В офис Райли Александре пришлось ехать с Грэхемом, совершенно неожиданно появившимся в магазине.
Рона была поглощена беседой с матерью Райли. Миссис Темплтон внимала Роне с вниманием, граничащим с восхищением.
Дверь в кабинет Райли была открыта настежь, и Александре показалось, что оттуда доносится шорох бумаг.
— А, Лекси, привет! — Рона посмотрела на Александру, а потом на Грэхема. — Райли решил умыть руки, — улыбаясь, сказала она, уверенная в том, что ее рано или поздно простят. — Можешь отвезти меня домой?
— Нет, не могу. Моя машина в ремонте до завтрашнего дня.
Александре стоило больших усилий не смотреть на распахнутую дверь, ведущую в святилище. Бумаги снова зашелестели. У Райли, совершенно очевидно, не было намерения появляться.
— Рона, что произошло? Какой противоправный проступок? Какие граффити?
— Ну, это не совсем граффити, — отмахнулась Рона. — Просто небольшие поправки с целью улучшения…
— Улучшения чего?
— Плаката. А это твой друг? — спросила Рона, с интересом разглядывая Грэхема.
Александра представила его.
— Я большой поклонник вашего искусства, миссис Томпсон, — сказал Грэхем. — Александра говорит, что у нее нет ни вашего таланта, ни способностей отца, но, смею заметить, что в ней просто не проявились гены. Я думаю, что ее потомство унаследует ваш талант.
Как только в приемной раздался голос Грэхема, на пороге кабинета появился Райли. Он был в рубашке и галстуке, с двухдневной щетиной на подбородке.
«Господи, укрепи меня!» — стала молиться Александра.
Накаченные мускулы Грэхема блестели от пота. Однако Райли, несмотря на явные достоинства Грэхема и то обстоятельство, что сам он не удосужился за несколько дней ей хоть раз позвонить, посмотрел на Александру с удивлением: мол, ты до сих пор не дала этому человеку отставку?
Такой великолепный и такой высокомерный! Она никогда не свяжет свою судьбу с человеком, который настолько уверен в своем превосходстве. Безмятежно улыбнувшись, она представила ему Грэхема. Мужчины крепко пожали друг другу руки. К удивлению Александры Райли стал расспрашивать Грэхема о его увлечении спортом.
— Я участвую в соревнованиях по троеборью: заплыв на 750 метров, велосипедная гонка на 85 километров и бег на 20 километров. А сейчас я тренируюсь и…
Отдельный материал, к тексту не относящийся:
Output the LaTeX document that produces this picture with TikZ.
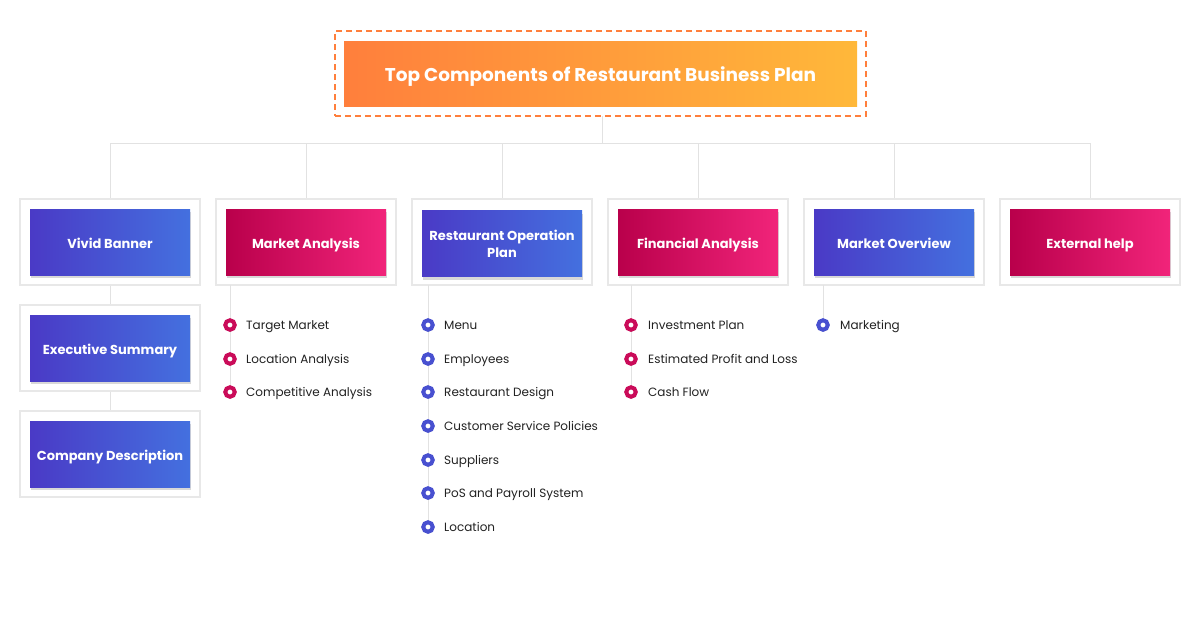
\documentclass[tikz,border=0pt]{standalone}
\usepackage{fontspec}
\setmainfont{Poppins}
\usetikzlibrary{shadows,positioning}
\definecolor{lineg}{HTML}{E2E2E2}
\definecolor{boxg}{HTML}{E8E8E8}
\definecolor{orA}{HTML}{FF7F3C}
\definecolor{orB}{HTML}{FFB83A}
\definecolor{blA}{HTML}{4A3AC6}
\definecolor{blB}{HTML}{4470DF}
\definecolor{pkA}{HTML}{B9004B}
\definecolor{pkB}{HTML}{F1247A}
\definecolor{txt}{HTML}{222222}
\tikzset{
  outerbox/.style={draw=boxg, line width=1.3pt, minimum width=180pt, minimum height=86pt, inner sep=0pt},
  innerbase/.style={minimum width=160pt, minimum height=66pt, inner sep=0pt, align=center,
    text=white, font=\fontsize{13}{17}\selectfont\bfseries,
    drop shadow={shadow xshift=1pt, shadow yshift=-3pt, opacity=0.25, fill=black!60}},
  oneline/.style={text height=13.5pt, text depth=1pt},
  bluebox/.style={innerbase, left color=blA, right color=blB},
  pinkbox/.style={innerbase, left color=pkA, right color=pkB},
  conn/.style={draw=lineg, line width=0.9pt},
  ringbase/.style={circle, fill=white, line width=4pt, minimum size=9.5pt, inner sep=0pt,
    drop shadow={shadow xshift=0.5pt, shadow yshift=-2pt, opacity=0.2, fill=black}},
  pinkring/.style={ringbase, draw=pkA!70!pkB},
  bluering/.style={ringbase, draw=blA!60!blB},
  item/.style={anchor=west, inner sep=0pt, text height=10pt, text depth=2pt, text=txt, font=\fontsize{12}{14}\selectfont}
}
\begin{document}
\begin{tikzpicture}[x=1pt,y=-1pt]
\useasboundingbox[fill=white] (0,0) rectangle (1200,630);
% title
\node[draw=orA, dashed, dash pattern=on 6pt off 4pt, line width=1.6pt, minimum width=531pt, minimum height=85pt, inner sep=0pt] (tout) at (600.5,73.5) {};
\node[left color=orA, right color=orB, minimum width=513pt, minimum height=65pt, inner sep=0pt, text=white,
  text height=16.5pt, text depth=1pt,
  font=\fontsize{18.5}{22}\selectfont\bfseries] (title) at (600.5,73.5) {Top Components of Restaurant Business Plan};
\coordinate (hub) at (602,143);
\coordinate (tbot) at (602,116);
% columns
\foreach \n/\x in {1/110,2/306,3/502,4/698,5/894,6/1090}{
  \node[outerbox] (c\n) at (\x,242) {};
}
\node[bluebox, oneline] (i1) at (c1) {Vivid Banner};
\node[pinkbox, oneline] (i2) at (c2) {Market Analysis};
\node[bluebox] (i3) at (502,243.5) {Restaurant Operation\\Plan};
\node[pinkbox, oneline] (i4) at (c4) {Financial Analysis};
\node[bluebox, oneline] (i5) at (c5) {Market Overview};
\node[pinkbox, oneline] (i6) at (c6) {External help};
\node[outerbox] (c1b) at (110,348) {};
\node[bluebox, oneline] (i1b) at (c1b) {Executive Summary};
\node[outerbox] (c1c) at (110,454) {};
\node[bluebox, oneline] (i1c) at (c1c) {Company Description};
% connectors
\draw[conn] (tbot) -- (hub);
\foreach \n in {1,...,6}{ \draw[conn] (hub) -| (c\n.north); }
\draw[conn] (c1.south) -- (c1b.north);
\draw[conn] (c1b.south) -- (c1c.north);
% bullet list lines
\coordinate (l2) at (230,285);
\coordinate (l3) at (428,285);
\coordinate (l4) at (631,285);
\coordinate (l5) at (823,285);
\coordinate (e2) at (230,392);
\coordinate (e3) at (428,527);
\coordinate (e4) at (631,392);
\coordinate (e5) at (823,325);
\foreach \n in {2,3,4,5}{ \draw[conn] (l\n) -- (e\n); }
% column 2 items
\foreach \k/\y/\t in {1/325/Target Market,2/359/Location Analysis,3/392/Competitive Analysis}{
  \node[pinkring] (b2\k) at (230,\y) {};
  \node[item] (t2\k) at (246,\y) {\t};
}
% column 3 items
\foreach \k/\y/\t in {1/325/Menu,2/359/Employees,3/392/Restaurant Design,4/426/Customer Service Policies,5/460/Suppliers,6/493/PoS and Payroll System,7/527/Location}{
  \node[bluering] (b3\k) at (428,\y) {};
  \node[item] (t3\k) at (444,\y) {\t};
}
% column 4 items
\foreach \k/\y/\t in {1/325/Investment Plan,2/359/Estimated Profit and Loss,3/392/Cash Flow}{
  \node[pinkring] (b4\k) at (631,\y) {};
  \node[item] (t4\k) at (648,\y) {\t};
}
% column 5 items
\node[bluering] (b51) at (823,325) {};
\node[item] (t51) at (840,325) {Marketing};
\end{tikzpicture}
\end{document}
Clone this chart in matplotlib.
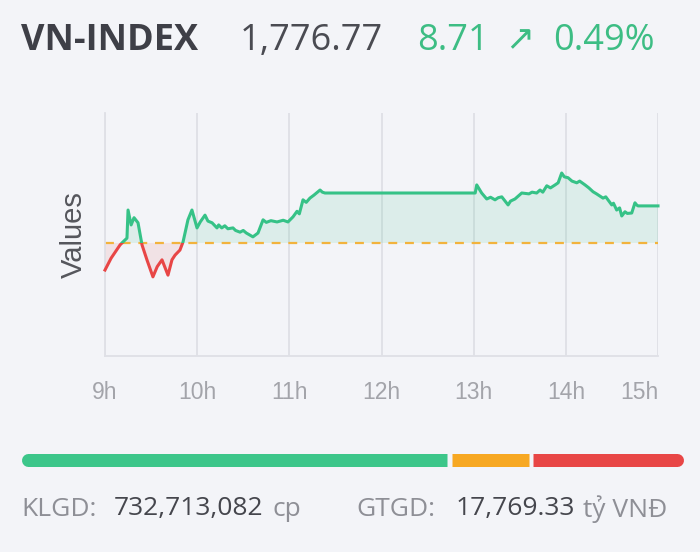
import matplotlib
matplotlib.use("Agg")
import matplotlib.pyplot as plt
from matplotlib.patches import Rectangle
import numpy as np

# ---------------- data ----------------
title = "VN-INDEX"
last_value = "1,776.77"
change = "8.71"
change_pct = "0.49%"
reference_value = 1768.06

# minutes since 9:00
minutes = [0, 4, 9.8, 11.7, 14.3, 15, 17, 18.9, 21.5, 24.1, 27.3, 31.2, 34, 37.1, 41,
           43.6, 45.6, 48.8, 50.8, 54, 56.6, 59.9, 62, 65.1, 67, 69.7, 72.9, 74, 76, 78,
           80, 83.3, 85, 87.9, 90, 92, 96.3, 99.6, 102.9, 105, 108, 112, 116, 119.1,
           122.4, 125, 126.5, 128.9, 131, 133.4, 136, 140, 141.5, 143.2, 241, 242.0,
           245.2, 248.5, 251, 253.9, 256, 258.3, 262.4, 264, 266.9, 271.3, 276, 278,
           281.0, 283.2, 285, 287.6, 290, 293.0, 295, 297.3, 299, 301.4, 304, 307.1,
           309, 312.5, 315, 317.7, 320, 324.2, 326, 329.9, 331, 333.1, 335, 336.4,
           338.5, 340, 342.9, 345.0, 346.1, 347, 360]
values = [1761.7, 1764.5, 1767.6, 1768.3, 1769.2, 1775.8, 1772.3, 1774.0, 1772.8, 1767.6,
          1764.1, 1760.1, 1762.5, 1764.1, 1760.5, 1764.1, 1765.2, 1766.4, 1768.3, 1773.5,
          1775.8, 1771.6, 1773.0, 1774.6, 1773.2, 1772.8, 1771.6, 1772.3, 1771.6, 1772.1,
          1771.4, 1771.6, 1771.0, 1770.6, 1771.0, 1770.4, 1769.5, 1770.4, 1773.5, 1772.9,
          1773.3, 1773.0, 1773.4, 1773.0, 1774.2, 1775.5, 1774.9, 1778.2, 1777.6, 1778.6,
          1779.3, 1780.5, 1780.0, 1779.8, 1779.8, 1781.7, 1779.8, 1778.4, 1778.8, 1778.2,
          1778.7, 1778.9, 1777.0, 1777.9, 1778.4, 1779.8, 1779.6, 1780.0, 1779.8, 1780.5,
          1780.0, 1781.5, 1781.0, 1781.7, 1782.2, 1784.5, 1783.6, 1783.4, 1782.6, 1782.2,
          1782.6, 1781.7, 1781.0, 1780.1, 1779.6, 1778.6, 1778.9, 1777.0, 1777.4, 1775.8,
          1776.3, 1774.4, 1775.4, 1775.0, 1775.1, 1777.5, 1777.0, 1776.77, 1776.77]

hour_ticks = [0, 60, 120, 180, 240, 300, 360]
hour_labels = ["9h", "10h", "11h", "12h", "13h", "14h", "15h"]

breadth_values = [426, 77, 150]          # advancing / unchanged / declining (bar widths)
breadth_colors = ["#3cc68a", "#f7a823", "#e84646"]

volume_label = "KLGD:"
volume_value = "732,713,082"
volume_unit = "cp"
turnover_label = "GTGD:"
turnover_value = "17,769.33"
turnover_unit = "tỷ VNĐ"

# ---------------- style ----------------
BG = "#f3f4f8"
GREEN = "#36c287"
RED = "#e84646"
GRID = "#dfe0e6"

W, H = 700, 552
fig = plt.figure(figsize=(7, 5.52), dpi=100, facecolor=BG)

def fx(px):
    return px / W

def fy(py):
    return 1 - py / H

# ---------------- header ----------------
hy = fy(41.5)
fig.text(fx(21), hy, title, fontsize=26, fontweight="bold", color="#3e3f47",
         family="Open Sans", va="center", ha="left")
fig.text(fx(240), hy, last_value, fontsize=26, color="#4a4b52",
         family="Open Sans", va="center", ha="left")
fig.text(fx(417), hy, change, fontsize=26, color="#3dbd84",
         family="Open Sans", va="center", ha="left")
fig.text(fx(505), fy(40), "↗", fontsize=25, color="#3dbd84",
         family="DejaVu Sans", va="center", ha="left")
fig.text(fx(553), hy, change_pct, fontsize=26, color="#3dbd84",
         family="Open Sans", va="center", ha="left")

# ---------------- main chart ----------------
left, right, top, bottom = 105, 658, 113, 356
ax = fig.add_axes([fx(left), fy(bottom), fx(right - left), (bottom - top) / H])
ax.set_facecolor(BG)

x = np.array(minutes, dtype=float)
y = np.array(values, dtype=float)

ymin, ymax = 1741.5, 1798.6
ax.set_xlim(0, 360)
ax.set_ylim(ymin, ymax)

for t in hour_ticks:
    ax.axvline(t, color=GRID, lw=1.3, zorder=0)

ax.fill_between(x, y, reference_value, where=y >= reference_value, interpolate=True,
                color=GREEN, alpha=0.12, lw=0, zorder=1)
ax.fill_between(x, y, reference_value, where=y <= reference_value, interpolate=True,
                color=RED, alpha=0.10, lw=0, zorder=1)

up_line, = ax.plot(x, y, color=GREEN, lw=2.2, zorder=3, solid_joinstyle="round")
dn_line, = ax.plot(x, y, color=RED, lw=2.2, zorder=3, solid_joinstyle="round")
up_clip = Rectangle((-10, reference_value), 400, 200, transform=ax.transData,
                    fill=False, visible=False)
dn_clip = Rectangle((-10, reference_value - 200), 400, 200, transform=ax.transData,
                    fill=False, visible=False)
ax.add_patch(up_clip)
ax.add_patch(dn_clip)
up_line.set_clip_path(up_clip)
dn_line.set_clip_path(dn_clip)

ax.axhline(reference_value, color="#f2b33d", lw=1.6, ls=(0, (4, 3.5)), zorder=2)

for s in ["top", "right"]:
    ax.spines[s].set_visible(False)
for s in ["left", "bottom"]:
    ax.spines[s].set_color(GRID)
    ax.spines[s].set_linewidth(1.3)

ax.set_yticks([])
ax.set_xticks(hour_ticks)
ax.set_xticklabels(hour_labels, fontsize=16.5, color="#a3a4aa", family="Liberation Sans")
ax.tick_params(axis="x", length=0, pad=18)
ax.get_xticklabels()[-1].set_ha("right")
ax.get_xticklabels()[-1].set_x(360)

ax.set_ylabel("Values", fontsize=21, color="#55565c", family="Liberation Sans", labelpad=12)

# ---------------- breadth bar ----------------
bx0, bx1, by = 21, 683, 459.5
bax = fig.add_axes([fx(bx0), fy(by + 10), fx(bx1 - bx0), 20 / H])
bax.set_axis_off()
bax.set_facecolor("none")
gap = 4.5
total_px = bx1 - bx0
n = len(breadth_values)
usable = total_px - gap * (n - 1)
scale = usable / sum(breadth_values)
bax.set_xlim(0, total_px)
bax.set_ylim(-1, 1)
lw_pt = 13 * 72 / 100
r = 6.5
start = 0.0
for i, (v, c) in enumerate(zip(breadth_values, breadth_colors)):
    w = v * scale
    s, e = start, start + w
    s_in = s + r if i == 0 else s
    e_in = e - r if i == n - 1 else e
    bax.plot([s_in, e_in], [0, 0], color=c, lw=lw_pt, solid_capstyle="butt",
             clip_on=False, zorder=3)
    if i == 0:
        bax.plot([s + r, s + 4 * r], [0, 0], color=c, lw=lw_pt, solid_capstyle="round",
                 clip_on=False, zorder=2)
    if i == n - 1:
        bax.plot([e - 4 * r, e - r], [0, 0], color=c, lw=lw_pt, solid_capstyle="round",
                 clip_on=False, zorder=2)
    start = e + gap

# ---------------- footer ----------------
fy_txt = fy(509)
grey = "#8e8f96"
dark = "#45464d"
fs = 19
fig.text(fx(21), fy_txt, volume_label, fontsize=fs, color=grey, family="Open Sans", va="center")
fig.text(fx(114), fy_txt, volume_value, fontsize=fs, color=dark, family="Open Sans", va="center")
fig.text(fx(273), fy_txt, volume_unit, fontsize=fs, color=grey, family="Open Sans", va="center")
fig.text(fx(356), fy_txt, turnover_label, fontsize=fs, color=grey, family="Open Sans", va="center")
fig.text(fx(456), fy_txt, turnover_value, fontsize=fs, color=dark, family="Open Sans", va="center")
fig.text(fx(583), fy_txt, turnover_unit, fontsize=fs, color=grey, family="Open Sans", va="center")

fig.savefig("out.png", dpi=100, facecolor=BG)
— Ты сказала «плакат»? — спросила Александра у Роны, глянув исподтишка на Райли, которому явно были неинтересны подробности, столь обожаемые Грэхемом. — Какой плакат? — Едва задав этот вопрос, она уже знала, о каком плакате идет речь. — Неужели плакат с Джиной Эспозито на Милтон-роуд? — Что Рона сделала: пририсовала бороду и зачернила зубы или, не дай Бог, что-то написала? Рона знала много крепких словечек. — И как же ты до него достала? — спросила Александра, припомнив размер плаката и на какой высоте он был установлен.
Рона стала что-то говорить о друге, у которого был друг, обладатель грузовика с подъемным устройством.
— Я надела комбинезон, — объясняла Рона. — Никто меня не остановил. Наверно, все думали, что я автор плаката. К сожалению, мимо проезжала полицейская машина… Скоро обо всем узнали на телеканале и прислали оператора. Не думаю, что этим заинтересуются другие каналы. Они вряд ли захотят делать рекламу программе новостей третьего канала, ведь так?
— Я отвезу Рону и тебя домой, — тоном, не терпящим возражений, произнес Райли.
— Не беспокойся. Мы доберемся автобусом.
Но Рона уже приняла предложение Райли, считая это знаком того, что ее простили. Стиснув зубы, Александра пошла за матерью. Она поедет, сказала она себе, только для того, чтобы увидеть, что Рона написала на плакате.
По мере приближения к Милтон-роуд напряжение Александры росло. Она со страхом ожидала, в какую уродливую форму обратились боль и ярость матери, и отчаянно надеялась, что Рона не выколола смеющейся Джине глаза и не вырвала клок ее гладкой щеки. То-то будет праздник у всех этих папарацци: стареющая брошенная жена из ревности изуродовала молодую красивую соперницу.
Но когда Александра увидела, что сделала Рона, у нее даже захватило дух. Не было никаких безумных мазков, ни рваного холста. Джина Эспозито была такая же красивая и улыбающаяся. Но она выглядела старше, и ее улыбка не была такой самодовольной, как прежде.
— Рона, — дрогнувшим голосом обратилась к ней Александра.
— Я ее немного состарила. Теперь она выглядит на сорок пять. Мне было сорок пять, когда он бросил меня на холме.